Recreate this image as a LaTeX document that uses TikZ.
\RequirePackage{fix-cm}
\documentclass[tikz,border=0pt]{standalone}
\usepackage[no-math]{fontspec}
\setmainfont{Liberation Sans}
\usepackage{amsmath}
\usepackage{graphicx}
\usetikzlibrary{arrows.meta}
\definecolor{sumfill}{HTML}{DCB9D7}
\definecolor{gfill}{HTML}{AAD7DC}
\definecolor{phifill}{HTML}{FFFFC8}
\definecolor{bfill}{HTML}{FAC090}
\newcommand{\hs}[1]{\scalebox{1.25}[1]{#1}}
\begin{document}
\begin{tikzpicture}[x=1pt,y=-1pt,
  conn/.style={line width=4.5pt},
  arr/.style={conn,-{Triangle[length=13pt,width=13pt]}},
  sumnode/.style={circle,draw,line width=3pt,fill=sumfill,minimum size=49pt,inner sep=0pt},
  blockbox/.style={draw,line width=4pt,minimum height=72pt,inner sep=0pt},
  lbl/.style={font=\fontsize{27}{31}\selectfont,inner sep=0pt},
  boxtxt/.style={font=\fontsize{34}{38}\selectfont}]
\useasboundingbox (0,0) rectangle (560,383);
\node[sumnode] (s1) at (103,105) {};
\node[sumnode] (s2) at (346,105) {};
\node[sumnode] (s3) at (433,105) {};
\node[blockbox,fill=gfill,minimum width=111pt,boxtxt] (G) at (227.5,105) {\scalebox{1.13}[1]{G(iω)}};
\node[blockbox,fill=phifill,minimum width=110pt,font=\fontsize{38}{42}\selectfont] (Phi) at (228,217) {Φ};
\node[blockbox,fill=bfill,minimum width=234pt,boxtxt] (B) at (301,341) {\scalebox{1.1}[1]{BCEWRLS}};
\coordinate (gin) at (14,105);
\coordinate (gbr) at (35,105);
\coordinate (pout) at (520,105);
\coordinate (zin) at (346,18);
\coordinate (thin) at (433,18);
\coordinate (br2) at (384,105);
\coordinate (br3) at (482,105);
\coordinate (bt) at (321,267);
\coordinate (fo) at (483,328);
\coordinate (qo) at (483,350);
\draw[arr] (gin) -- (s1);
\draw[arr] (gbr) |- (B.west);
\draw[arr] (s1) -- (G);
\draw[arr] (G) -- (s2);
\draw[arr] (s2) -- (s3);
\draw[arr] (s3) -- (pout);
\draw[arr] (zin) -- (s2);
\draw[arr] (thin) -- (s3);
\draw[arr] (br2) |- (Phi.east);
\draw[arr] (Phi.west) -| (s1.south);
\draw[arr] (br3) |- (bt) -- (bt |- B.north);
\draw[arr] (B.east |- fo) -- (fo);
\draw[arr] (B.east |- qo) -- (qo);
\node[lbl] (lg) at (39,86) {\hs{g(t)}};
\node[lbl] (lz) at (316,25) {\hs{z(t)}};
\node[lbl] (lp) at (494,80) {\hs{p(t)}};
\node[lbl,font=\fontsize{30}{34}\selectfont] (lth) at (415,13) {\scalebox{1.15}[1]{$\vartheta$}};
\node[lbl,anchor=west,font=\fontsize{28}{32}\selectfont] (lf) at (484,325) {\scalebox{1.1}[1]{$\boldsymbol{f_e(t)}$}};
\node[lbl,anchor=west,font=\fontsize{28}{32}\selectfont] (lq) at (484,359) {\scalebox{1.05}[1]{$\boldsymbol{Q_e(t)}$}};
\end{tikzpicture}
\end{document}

● ● ●

- [SHORT PROBLEM]: Retype all of the material above with every character intact.

- [ANSWER IN FULL]:
Recreate this image as a LaTeX document that uses TikZ.
\RequirePackage{fix-cm}
\documentclass[tikz,border=0pt]{standalone}
\usepackage[no-math]{fontspec}
\setmainfont{Liberation Sans}
\usepackage{amsmath}
\usepackage{graphicx}
\usetikzlibrary{arrows.meta}
\definecolor{sumfill}{HTML}{DCB9D7}
\definecolor{gfill}{HTML}{AAD7DC}
\definecolor{phifill}{HTML}{FFFFC8}
\definecolor{bfill}{HTML}{FAC090}
\newcommand{\hs}[1]{\scalebox{1.25}[1]{#1}}
\begin{document}
\begin{tikzpicture}[x=1pt,y=-1pt,
  conn/.style={line width=4.5pt},
  arr/.style={conn,-{Triangle[length=13pt,width=13pt]}},
  sumnode/.style={circle,draw,line width=3pt,fill=sumfill,minimum size=49pt,inner sep=0pt},
  blockbox/.style={draw,line width=4pt,minimum height=72pt,inner sep=0pt},
  lbl/.style={font=\fontsize{27}{31}\selectfont,inner sep=0pt},
  boxtxt/.style={font=\fontsize{34}{38}\selectfont}]
\useasboundingbox (0,0) rectangle (560,383);
\node[sumnode] (s1) at (103,105) {};
\node[sumnode] (s2) at (346,105) {};
\node[sumnode] (s3) at (433,105) {};
\node[blockbox,fill=gfill,minimum width=111pt,boxtxt] (G) at (227.5,105) {\scalebox{1.13}[1]{G(iω)}};
\node[blockbox,fill=phifill,minimum width=110pt,font=\fontsize{38}{42}\selectfont] (Phi) at (228,217) {Φ};
\node[blockbox,fill=bfill,minimum width=234pt,boxtxt] (B) at (301,341) {\scalebox{1.1}[1]{BCEWRLS}};
\coordinate (gin) at (14,105);
\coordinate (gbr) at (35,105);
\coordinate (pout) at (520,105);
\coordinate (zin) at (346,18);
\coordinate (thin) at (433,18);
\coordinate (br2) at (384,105);
\coordinate (br3) at (482,105);
\coordinate (bt) at (321,267);
\coordinate (fo) at (483,328);
\coordinate (qo) at (483,350);
\draw[arr] (gin) -- (s1);
\draw[arr] (gbr) |- (B.west);
\draw[arr] (s1) -- (G);
\draw[arr] (G) -- (s2);
\draw[arr] (s2) -- (s3);
\draw[arr] (s3) -- (pout);
\draw[arr] (zin) -- (s2);
\draw[arr] (thin) -- (s3);
\draw[arr] (br2) |- (Phi.east);
\draw[arr] (Phi.west) -| (s1.south);
\draw[arr] (br3) |- (bt) -- (bt |- B.north);
\draw[arr] (B.east |- fo) -- (fo);
\draw[arr] (B.east |- qo) -- (qo);
\node[lbl] (lg) at (39,86) {\hs{g(t)}};
\node[lbl] (lz) at (316,25) {\hs{z(t)}};
\node[lbl] (lp) at (494,80) {\hs{p(t)}};
\node[lbl,font=\fontsize{30}{34}\selectfont] (lth) at (415,13) {\scalebox{1.15}[1]{$\vartheta$}};
\node[lbl,anchor=west,font=\fontsize{28}{32}\selectfont] (lf) at (484,325) {\scalebox{1.1}[1]{$\boldsymbol{f_e(t)}$}};
\node[lbl,anchor=west,font=\fontsize{28}{32}\selectfont] (lq) at (484,359) {\scalebox{1.05}[1]{$\boldsymbol{Q_e(t)}$}};
\end{tikzpicture}
\end{document}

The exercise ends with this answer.